When dealing with improper fractions, we focus on fractions where the numerator is greater than or equal to the denominator. Essentially, this means the fraction represents a number equal to or greater than 1. For example, if you consider a fraction such as \( \frac{18}{7} \), the numerator 18 is greater than the denominator 7. If you visualize this, it means you have more parts than what one whole can provide, which is why it's "improper."Improper fractions can often be converted to mixed numbers, which typically involves dividing the numerator by the denominator. The quotient becomes the whole number and the remainder the new numerator. However, in operations like fraction division, it's often more helpful to convert mixed numbers into improper fractions.

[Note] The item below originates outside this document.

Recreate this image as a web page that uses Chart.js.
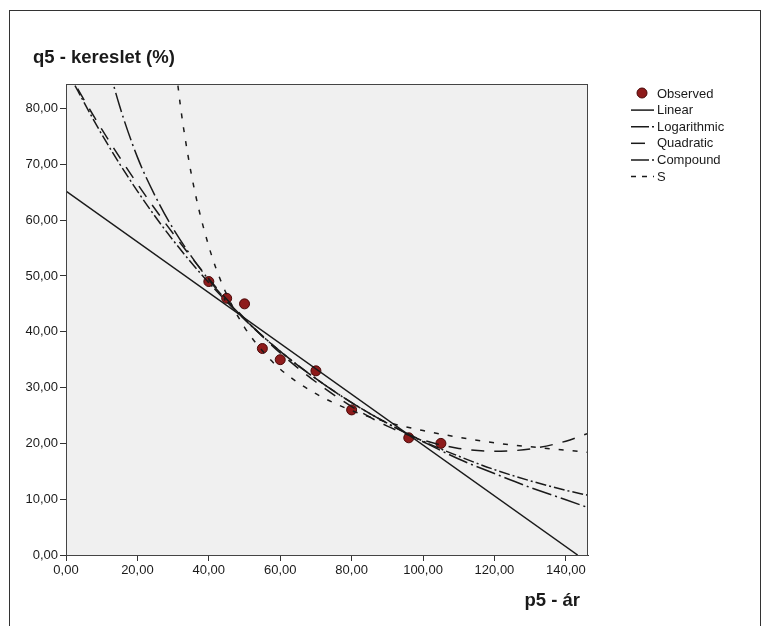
<!DOCTYPE html>
<html>
<head>
<meta charset="utf-8">
<script src="https://cdn.jsdelivr.net/npm/chart.js@4"></script>
<style>
  html, body { margin: 0; background: #fff; }
  #wrap { width: 771px; height: 626px; }
</style>
</head>
<body>
<div id="wrap"><canvas id="chart" width="771" height="626"></canvas></div>
<script>
// values
const observedX = [40, 45, 50, 55, 60, 70, 80, 96, 105];
const observedY = [49, 46, 45, 37, 35, 33, 26, 21, 20];

const linearX = [0, 143.3];
const linearY = [65.2, 0];

const logX = [10, 12, 15, 20, 25, 30, 40, 50, 60, 70, 80, 90, 100, 110, 120, 130, 140, 146.2];
const logY = [93.3, 87.5, 80.5, 71.3, 64.3, 58.5, 49.3, 42.3, 36.5, 31.6, 27.3, 23.6, 20.3, 17.2, 14.6, 12.1, 9.9, 8.5];

const quadX = [0, 10, 20, 30, 40, 50, 60, 70, 80, 90, 100, 110, 120, 130, 140, 146.2];
const quadY = [87.1, 76.3, 66.5, 57.6, 49.5, 42.4, 36.2, 31.0, 26.6, 23.1, 20.6, 19.1, 18.6, 19.0, 20.4, 21.8];

const compX = [0, 10, 20, 30, 40, 50, 60, 70, 80, 90, 100, 110, 120, 130, 140, 146.2];
const compY = [87.1, 75.4, 65.2, 56.4, 48.8, 42.2, 36.5, 31.6, 27.3, 23.6, 20.4, 17.7, 15.3, 13.3, 11.6, 10.7];

const sX = [30, 32, 33, 35, 37, 40, 42, 45, 50, 55, 60, 70, 80, 90, 100, 110, 120, 130, 146.2];
const sY = [91.6, 80.7, 76.2, 68.6, 62.5, 55.3, 51.4, 46.7, 40.8, 36.6, 33.3, 28.9, 25.9, 23.8, 22.3, 21.1, 20.1, 19.4, 18.4];

const yTicks = [0, 10, 20, 30, 40, 50, 60, 70, 80];
const xTicks = [0, 20, 40, 60, 80, 100, 120, 140];

const yTitle = "q5 - kereslet (%)";
const xTitle = "p5 - ár";

const FONT = "'Liberation Sans', Arial, sans-serif";
const INK = "#1a1a1a";

function points(xs, ys) {
  return xs.map((x, i) => ({ x, y: ys[i] }));
}

function fmt(v) {
  return v.toFixed(2).replace(".", ",");
}

function curve(label, xs, ys, dash, legendDash) {
  return {
    label,
    data: points(xs, ys),
    borderColor: INK,
    borderWidth: 1.5,
    borderDash: dash,
    legendDash,
    pointRadius: 0,
    fill: false,
    cubicInterpolationMode: "monotone",
    order: 1,
  };
}

const datasets = [
  {
    label: "Observed",
    data: points(observedX, observedY),
    showLine: false,
    pointRadius: 5,
    pointBackgroundColor: "#8e1b1b",
    pointBorderColor: "#4a0808",
    pointBorderWidth: 1,
    order: 5,
  },
  curve("Linear", linearX, linearY, [], []),
  curve("Logarithmic", logX, logY, [20, 4, 2, 4], [18, 3, 2, 10]),
  curve("Quadratic", quadX, quadY, [13, 10], [14, 20]),
  curve("Compound", compX, compY, [11, 3, 2, 3], [18, 3, 2, 10]),
  curve("S", sX, sY, [5, 9], [5, 6]),
];

// SPSS-like frame, plot background, titles and legend
const decor = {
  id: "decor",
  beforeDraw(chart) {
    const { ctx, chartArea: a } = chart;
    ctx.save();
    ctx.fillStyle = "#fff";
    ctx.fillRect(0, 0, chart.width, chart.height);
    ctx.strokeStyle = "#333";
    ctx.lineWidth = 1;
    ctx.strokeRect(9.5, 10.5, 751, 700);
    ctx.fillStyle = "#f0f0f0";
    ctx.fillRect(a.left, a.top, a.right - a.left, a.bottom - a.top);
    ctx.restore();
  },
  afterDraw(chart) {
    const { ctx, chartArea: a } = chart;
    ctx.save();
    ctx.strokeStyle = "#444";
    ctx.lineWidth = 1;
    ctx.strokeRect(a.left + 0.5, a.top + 0.5, a.right - a.left - 1, a.bottom - a.top);

    ctx.fillStyle = INK;
    ctx.font = "bold 18.5px " + FONT;
    ctx.textBaseline = "middle";
    ctx.textAlign = "left";
    ctx.fillText(yTitle, 33, 58);
    ctx.textAlign = "right";
    ctx.fillText(xTitle, 580, 601);

    // legend
    ctx.font = "13px " + FONT;
    ctx.textAlign = "left";
    let y = 93;
    datasets.forEach((ds) => {
      if (ds.showLine === false) {
        ctx.beginPath();
        ctx.arc(642, y, 5, 0, Math.PI * 2);
        ctx.fillStyle = ds.pointBackgroundColor;
        ctx.fill();
        ctx.strokeStyle = ds.pointBorderColor;
        ctx.setLineDash([]);
        ctx.stroke();
      } else {
        ctx.beginPath();
        ctx.setLineDash(ds.legendDash);
        ctx.strokeStyle = INK;
        ctx.lineWidth = 1.5;
        ctx.moveTo(631, y + 0.5);
        ctx.lineTo(654, y + 0.5);
        ctx.stroke();
      }
      ctx.setLineDash([]);
      ctx.fillStyle = INK;
      ctx.fillText(ds.label, 657, y + 1);
      y += 16.6;
    });
    ctx.restore();
  },
};

const tickFont = { family: FONT, size: 13 };

new Chart(document.getElementById("chart"), {
  type: "line",
  data: { datasets },
  options: {
    responsive: false,
    animation: false,
    devicePixelRatio: 1,
    layout: { padding: { left: 10, top: 84, right: 183, bottom: 41 } },
    plugins: {
      legend: { display: false },
      tooltip: { enabled: false },
    },
    scales: {
      x: {
        type: "linear",
        min: 0,
        max: 146.2,
        afterFit: (scale) => { scale.height = 30; },
        afterBuildTicks: (scale) => { scale.ticks = xTicks.map((v) => ({ value: v })); },
        ticks: { font: tickFont, color: INK, padding: 2, maxRotation: 0, callback: fmt },
        grid: { drawOnChartArea: false, drawTicks: true, tickLength: 6, color: "#333" },
        border: { color: "#333" },
      },
      y: {
        min: 0,
        max: 84.4,
        afterFit: (scale) => { scale.width = 56; },
        afterBuildTicks: (scale) => { scale.ticks = yTicks.map((v) => ({ value: v })); },
        ticks: { font: tickFont, color: INK, padding: 2, callback: fmt },
        grid: { drawOnChartArea: false, drawTicks: true, tickLength: 6, color: "#333" },
        border: { color: "#333" },
      },
    },
  },
  plugins: [decor],
});
</script>
</body>
</html>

A reciprocal is essentially a flipped fraction. If you have a fraction \( \frac{a}{b} \), its reciprocal would be \( \frac{b}{a} \). Reciprocals play a critical role when you're dividing fractions or mixed numbers. The essence here is that dividing by a fraction is the same as multiplying by its reciprocal. For instance, if you are dividing by \(-\frac{18}{7}\), this is the same as multiplying by \(-\frac{7}{18}\). Keep in mind that this flipping works similarly for both positive and negative numbers.

Mixed numbers are combinations of whole numbers and proper fractions. For instance, in \(-2 \frac{4}{7}\), "\(-2\)" is the whole number and "\(\frac{4}{7}\)" is the fractional part. They often present a more natural way to express quantities that aren’t whole and are useful in everyday calculations. Converting mixed numbers to improper fractions requires multiplying the whole number by the denominator and adding the numerator. This totals a single larger fractional part that incorporates the whole number into the overall fraction. This step is essential when dividing or multiplying, as it eases the calculation process by having a consistent form.

Multiplying integers involves straightforward calculations but can be tricky when negative numbers are included. In the operation \(54 \times -\frac{7}{18}\), start by multiplying the integer 54 by 7, which gives 378. Then, divide this result by 18. Since you are multiplying by \(-\frac{7}{18}\), the negative sign means the quotient will be negative. When you divide, think of simplifying beforehand if possible to lessen the computation. Importantly, while dividing doesn’t change the sign, it influences the result’s direction on the number line, leading you to \(-21\). Understanding these steps ensures you handle similar problems correctly.